## DATASET
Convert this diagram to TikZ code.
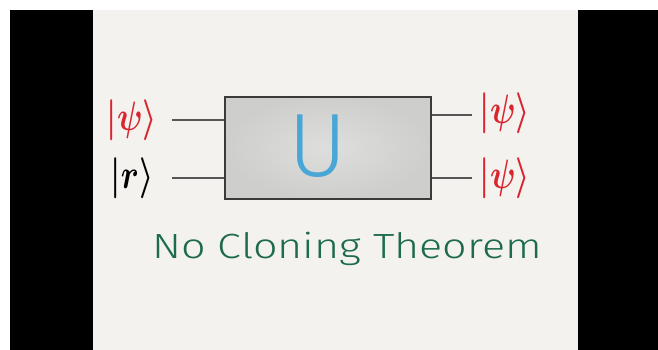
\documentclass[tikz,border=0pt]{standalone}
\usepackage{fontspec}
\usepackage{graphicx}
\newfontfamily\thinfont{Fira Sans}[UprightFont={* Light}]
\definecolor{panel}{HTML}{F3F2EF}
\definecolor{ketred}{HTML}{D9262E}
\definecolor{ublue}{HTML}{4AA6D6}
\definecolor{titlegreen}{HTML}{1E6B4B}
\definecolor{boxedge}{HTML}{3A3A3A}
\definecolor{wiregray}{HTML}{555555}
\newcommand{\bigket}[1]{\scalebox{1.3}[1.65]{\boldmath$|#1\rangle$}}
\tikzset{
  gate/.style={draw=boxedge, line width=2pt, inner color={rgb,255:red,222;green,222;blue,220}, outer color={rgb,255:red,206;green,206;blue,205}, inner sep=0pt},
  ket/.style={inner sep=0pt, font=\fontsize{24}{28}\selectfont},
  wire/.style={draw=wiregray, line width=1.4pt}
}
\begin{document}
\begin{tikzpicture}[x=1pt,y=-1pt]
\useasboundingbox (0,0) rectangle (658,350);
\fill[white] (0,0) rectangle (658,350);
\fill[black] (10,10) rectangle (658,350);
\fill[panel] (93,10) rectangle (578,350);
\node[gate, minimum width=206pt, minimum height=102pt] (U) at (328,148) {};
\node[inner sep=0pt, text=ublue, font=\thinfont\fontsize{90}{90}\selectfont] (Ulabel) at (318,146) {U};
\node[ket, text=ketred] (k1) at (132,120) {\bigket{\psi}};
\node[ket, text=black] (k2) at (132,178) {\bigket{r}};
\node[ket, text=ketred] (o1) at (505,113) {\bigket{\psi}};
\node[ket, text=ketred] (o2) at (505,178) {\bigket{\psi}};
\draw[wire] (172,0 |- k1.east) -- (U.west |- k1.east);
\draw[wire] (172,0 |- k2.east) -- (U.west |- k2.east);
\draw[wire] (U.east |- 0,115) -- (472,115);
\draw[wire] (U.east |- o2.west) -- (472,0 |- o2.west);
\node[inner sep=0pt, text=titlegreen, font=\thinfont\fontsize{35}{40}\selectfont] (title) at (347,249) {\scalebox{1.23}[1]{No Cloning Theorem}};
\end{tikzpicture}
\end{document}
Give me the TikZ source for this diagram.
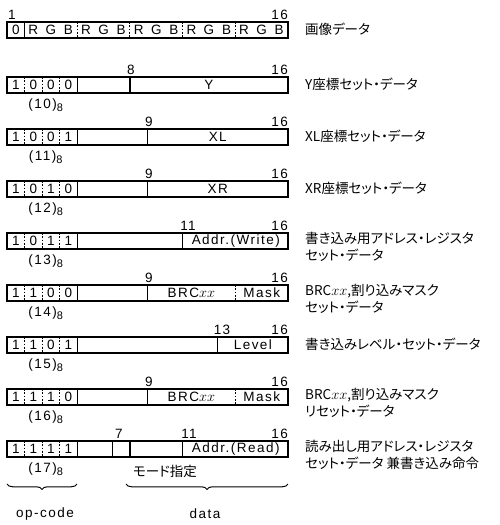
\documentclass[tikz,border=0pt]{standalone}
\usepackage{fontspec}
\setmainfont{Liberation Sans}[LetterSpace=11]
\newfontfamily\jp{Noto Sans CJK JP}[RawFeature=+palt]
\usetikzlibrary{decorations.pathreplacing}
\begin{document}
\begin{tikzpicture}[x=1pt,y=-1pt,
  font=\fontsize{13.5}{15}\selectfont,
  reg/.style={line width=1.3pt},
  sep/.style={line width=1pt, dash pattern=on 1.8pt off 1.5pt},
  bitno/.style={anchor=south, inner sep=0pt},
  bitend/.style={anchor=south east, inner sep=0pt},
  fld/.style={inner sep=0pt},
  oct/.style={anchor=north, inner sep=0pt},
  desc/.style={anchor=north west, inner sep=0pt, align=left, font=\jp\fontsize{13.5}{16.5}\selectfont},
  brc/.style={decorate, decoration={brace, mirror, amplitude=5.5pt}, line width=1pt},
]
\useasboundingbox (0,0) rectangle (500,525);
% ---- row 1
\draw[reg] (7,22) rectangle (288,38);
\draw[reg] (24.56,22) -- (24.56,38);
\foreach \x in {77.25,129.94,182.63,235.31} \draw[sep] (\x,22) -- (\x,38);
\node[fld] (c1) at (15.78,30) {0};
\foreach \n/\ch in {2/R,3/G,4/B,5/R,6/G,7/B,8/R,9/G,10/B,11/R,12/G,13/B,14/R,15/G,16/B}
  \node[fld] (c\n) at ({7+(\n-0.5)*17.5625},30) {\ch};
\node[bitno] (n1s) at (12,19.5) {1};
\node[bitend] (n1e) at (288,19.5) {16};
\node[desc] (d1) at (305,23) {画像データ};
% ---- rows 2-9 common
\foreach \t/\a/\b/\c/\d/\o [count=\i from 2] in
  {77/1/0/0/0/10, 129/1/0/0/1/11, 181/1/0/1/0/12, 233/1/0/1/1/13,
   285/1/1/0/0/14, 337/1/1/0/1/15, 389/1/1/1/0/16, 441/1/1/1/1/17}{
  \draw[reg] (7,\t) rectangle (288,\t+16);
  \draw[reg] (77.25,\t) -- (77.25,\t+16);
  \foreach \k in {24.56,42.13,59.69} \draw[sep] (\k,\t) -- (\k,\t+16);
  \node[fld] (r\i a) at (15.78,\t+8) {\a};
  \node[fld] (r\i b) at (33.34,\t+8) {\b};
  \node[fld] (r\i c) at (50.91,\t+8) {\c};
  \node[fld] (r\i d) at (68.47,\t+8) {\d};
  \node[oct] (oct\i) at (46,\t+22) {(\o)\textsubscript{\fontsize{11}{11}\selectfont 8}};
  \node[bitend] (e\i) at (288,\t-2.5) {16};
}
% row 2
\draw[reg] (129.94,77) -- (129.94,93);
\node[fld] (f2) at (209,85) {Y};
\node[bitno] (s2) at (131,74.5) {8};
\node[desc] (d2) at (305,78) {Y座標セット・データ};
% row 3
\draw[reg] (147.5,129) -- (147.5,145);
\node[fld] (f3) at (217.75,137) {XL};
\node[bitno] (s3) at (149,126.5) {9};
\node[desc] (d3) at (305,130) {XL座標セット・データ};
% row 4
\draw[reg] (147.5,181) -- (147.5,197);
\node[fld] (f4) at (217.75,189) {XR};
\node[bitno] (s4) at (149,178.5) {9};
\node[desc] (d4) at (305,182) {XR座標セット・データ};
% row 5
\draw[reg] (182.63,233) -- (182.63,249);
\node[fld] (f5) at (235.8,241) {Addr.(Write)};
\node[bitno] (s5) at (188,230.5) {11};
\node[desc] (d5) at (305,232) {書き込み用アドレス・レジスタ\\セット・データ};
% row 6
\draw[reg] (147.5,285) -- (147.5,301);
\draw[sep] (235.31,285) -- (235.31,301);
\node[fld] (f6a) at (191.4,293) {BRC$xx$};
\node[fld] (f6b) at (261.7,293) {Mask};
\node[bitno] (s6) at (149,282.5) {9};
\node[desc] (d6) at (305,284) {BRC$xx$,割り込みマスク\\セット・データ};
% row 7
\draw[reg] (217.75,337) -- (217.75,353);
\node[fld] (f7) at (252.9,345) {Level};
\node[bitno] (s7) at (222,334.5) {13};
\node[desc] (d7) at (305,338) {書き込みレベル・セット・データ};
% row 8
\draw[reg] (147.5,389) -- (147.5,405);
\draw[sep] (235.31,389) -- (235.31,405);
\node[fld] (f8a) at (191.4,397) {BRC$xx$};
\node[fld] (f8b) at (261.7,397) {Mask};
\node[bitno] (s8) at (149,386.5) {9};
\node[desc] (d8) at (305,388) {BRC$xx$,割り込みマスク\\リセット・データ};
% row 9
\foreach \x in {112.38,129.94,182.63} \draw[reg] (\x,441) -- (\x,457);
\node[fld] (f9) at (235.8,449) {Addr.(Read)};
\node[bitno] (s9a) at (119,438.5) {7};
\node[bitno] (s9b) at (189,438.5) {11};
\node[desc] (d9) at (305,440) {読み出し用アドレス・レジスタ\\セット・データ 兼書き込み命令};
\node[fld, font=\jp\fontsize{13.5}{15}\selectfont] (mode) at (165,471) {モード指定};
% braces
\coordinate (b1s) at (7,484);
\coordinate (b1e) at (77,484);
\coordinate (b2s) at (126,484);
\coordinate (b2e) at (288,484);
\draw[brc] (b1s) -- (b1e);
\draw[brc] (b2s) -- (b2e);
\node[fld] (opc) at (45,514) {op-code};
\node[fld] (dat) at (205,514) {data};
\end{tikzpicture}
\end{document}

## AIM OF THE EXERCISE
Repeat the records above verbatim, with no pictures in the result.

## ANSWER FOR THIS EXERCISE
Convert this diagram to TikZ code.
\documentclass[tikz,border=0pt]{standalone}
\usepackage{fontspec}
\usepackage{graphicx}
\newfontfamily\thinfont{Fira Sans}[UprightFont={* Light}]
\definecolor{panel}{HTML}{F3F2EF}
\definecolor{ketred}{HTML}{D9262E}
\definecolor{ublue}{HTML}{4AA6D6}
\definecolor{titlegreen}{HTML}{1E6B4B}
\definecolor{boxedge}{HTML}{3A3A3A}
\definecolor{wiregray}{HTML}{555555}
\newcommand{\bigket}[1]{\scalebox{1.3}[1.65]{\boldmath$|#1\rangle$}}
\tikzset{
  gate/.style={draw=boxedge, line width=2pt, inner color={rgb,255:red,222;green,222;blue,220}, outer color={rgb,255:red,206;green,206;blue,205}, inner sep=0pt},
  ket/.style={inner sep=0pt, font=\fontsize{24}{28}\selectfont},
  wire/.style={draw=wiregray, line width=1.4pt}
}
\begin{document}
\begin{tikzpicture}[x=1pt,y=-1pt]
\useasboundingbox (0,0) rectangle (658,350);
\fill[white] (0,0) rectangle (658,350);
\fill[black] (10,10) rectangle (658,350);
\fill[panel] (93,10) rectangle (578,350);
\node[gate, minimum width=206pt, minimum height=102pt] (U) at (328,148) {};
\node[inner sep=0pt, text=ublue, font=\thinfont\fontsize{90}{90}\selectfont] (Ulabel) at (318,146) {U};
\node[ket, text=ketred] (k1) at (132,120) {\bigket{\psi}};
\node[ket, text=black] (k2) at (132,178) {\bigket{r}};
\node[ket, text=ketred] (o1) at (505,113) {\bigket{\psi}};
\node[ket, text=ketred] (o2) at (505,178) {\bigket{\psi}};
\draw[wire] (172,0 |- k1.east) -- (U.west |- k1.east);
\draw[wire] (172,0 |- k2.east) -- (U.west |- k2.east);
\draw[wire] (U.east |- 0,115) -- (472,115);
\draw[wire] (U.east |- o2.west) -- (472,0 |- o2.west);
\node[inner sep=0pt, text=titlegreen, font=\thinfont\fontsize{35}{40}\selectfont] (title) at (347,249) {\scalebox{1.23}[1]{No Cloning Theorem}};
\end{tikzpicture}
\end{document}
Give me the TikZ source for this diagram.
\documentclass[tikz,border=0pt]{standalone}
\usepackage{fontspec}
\setmainfont{Liberation Sans}[LetterSpace=11]
\newfontfamily\jp{Noto Sans CJK JP}[RawFeature=+palt]
\usetikzlibrary{decorations.pathreplacing}
\begin{document}
\begin{tikzpicture}[x=1pt,y=-1pt,
  font=\fontsize{13.5}{15}\selectfont,
  reg/.style={line width=1.3pt},
  sep/.style={line width=1pt, dash pattern=on 1.8pt off 1.5pt},
  bitno/.style={anchor=south, inner sep=0pt},
  bitend/.style={anchor=south east, inner sep=0pt},
  fld/.style={inner sep=0pt},
  oct/.style={anchor=north, inner sep=0pt},
  desc/.style={anchor=north west, inner sep=0pt, align=left, font=\jp\fontsize{13.5}{16.5}\selectfont},
  brc/.style={decorate, decoration={brace, mirror, amplitude=5.5pt}, line width=1pt},
]
\useasboundingbox (0,0) rectangle (500,525);
% ---- row 1
\draw[reg] (7,22) rectangle (288,38);
\draw[reg] (24.56,22) -- (24.56,38);
\foreach \x in {77.25,129.94,182.63,235.31} \draw[sep] (\x,22) -- (\x,38);
\node[fld] (c1) at (15.78,30) {0};
\foreach \n/\ch in {2/R,3/G,4/B,5/R,6/G,7/B,8/R,9/G,10/B,11/R,12/G,13/B,14/R,15/G,16/B}
  \node[fld] (c\n) at ({7+(\n-0.5)*17.5625},30) {\ch};
\node[bitno] (n1s) at (12,19.5) {1};
\node[bitend] (n1e) at (288,19.5) {16};
\node[desc] (d1) at (305,23) {画像データ};
% ---- rows 2-9 common
\foreach \t/\a/\b/\c/\d/\o [count=\i from 2] in
  {77/1/0/0/0/10, 129/1/0/0/1/11, 181/1/0/1/0/12, 233/1/0/1/1/13,
   285/1/1/0/0/14, 337/1/1/0/1/15, 389/1/1/1/0/16, 441/1/1/1/1/17}{
  \draw[reg] (7,\t) rectangle (288,\t+16);
  \draw[reg] (77.25,\t) -- (77.25,\t+16);
  \foreach \k in {24.56,42.13,59.69} \draw[sep] (\k,\t) -- (\k,\t+16);
  \node[fld] (r\i a) at (15.78,\t+8) {\a};
  \node[fld] (r\i b) at (33.34,\t+8) {\b};
  \node[fld] (r\i c) at (50.91,\t+8) {\c};
  \node[fld] (r\i d) at (68.47,\t+8) {\d};
  \node[oct] (oct\i) at (46,\t+22) {(\o)\textsubscript{\fontsize{11}{11}\selectfont 8}};
  \node[bitend] (e\i) at (288,\t-2.5) {16};
}
% row 2
\draw[reg] (129.94,77) -- (129.94,93);
\node[fld] (f2) at (209,85) {Y};
\node[bitno] (s2) at (131,74.5) {8};
\node[desc] (d2) at (305,78) {Y座標セット・データ};
% row 3
\draw[reg] (147.5,129) -- (147.5,145);
\node[fld] (f3) at (217.75,137) {XL};
\node[bitno] (s3) at (149,126.5) {9};
\node[desc] (d3) at (305,130) {XL座標セット・データ};
% row 4
\draw[reg] (147.5,181) -- (147.5,197);
\node[fld] (f4) at (217.75,189) {XR};
\node[bitno] (s4) at (149,178.5) {9};
\node[desc] (d4) at (305,182) {XR座標セット・データ};
% row 5
\draw[reg] (182.63,233) -- (182.63,249);
\node[fld] (f5) at (235.8,241) {Addr.(Write)};
\node[bitno] (s5) at (188,230.5) {11};
\node[desc] (d5) at (305,232) {書き込み用アドレス・レジスタ\\セット・データ};
% row 6
\draw[reg] (147.5,285) -- (147.5,301);
\draw[sep] (235.31,285) -- (235.31,301);
\node[fld] (f6a) at (191.4,293) {BRC$xx$};
\node[fld] (f6b) at (261.7,293) {Mask};
\node[bitno] (s6) at (149,282.5) {9};
\node[desc] (d6) at (305,284) {BRC$xx$,割り込みマスク\\セット・データ};
% row 7
\draw[reg] (217.75,337) -- (217.75,353);
\node[fld] (f7) at (252.9,345) {Level};
\node[bitno] (s7) at (222,334.5) {13};
\node[desc] (d7) at (305,338) {書き込みレベル・セット・データ};
% row 8
\draw[reg] (147.5,389) -- (147.5,405);
\draw[sep] (235.31,389) -- (235.31,405);
\node[fld] (f8a) at (191.4,397) {BRC$xx$};
\node[fld] (f8b) at (261.7,397) {Mask};
\node[bitno] (s8) at (149,386.5) {9};
\node[desc] (d8) at (305,388) {BRC$xx$,割り込みマスク\\リセット・データ};
% row 9
\foreach \x in {112.38,129.94,182.63} \draw[reg] (\x,441) -- (\x,457);
\node[fld] (f9) at (235.8,449) {Addr.(Read)};
\node[bitno] (s9a) at (119,438.5) {7};
\node[bitno] (s9b) at (189,438.5) {11};
\node[desc] (d9) at (305,440) {読み出し用アドレス・レジスタ\\セット・データ 兼書き込み命令};
\node[fld, font=\jp\fontsize{13.5}{15}\selectfont] (mode) at (165,471) {モード指定};
% braces
\coordinate (b1s) at (7,484);
\coordinate (b1e) at (77,484);
\coordinate (b2s) at (126,484);
\coordinate (b2e) at (288,484);
\draw[brc] (b1s) -- (b1e);
\draw[brc] (b2s) -- (b2e);
\node[fld] (opc) at (45,514) {op-code};
\node[fld] (dat) at (205,514) {data};
\end{tikzpicture}
\end{document}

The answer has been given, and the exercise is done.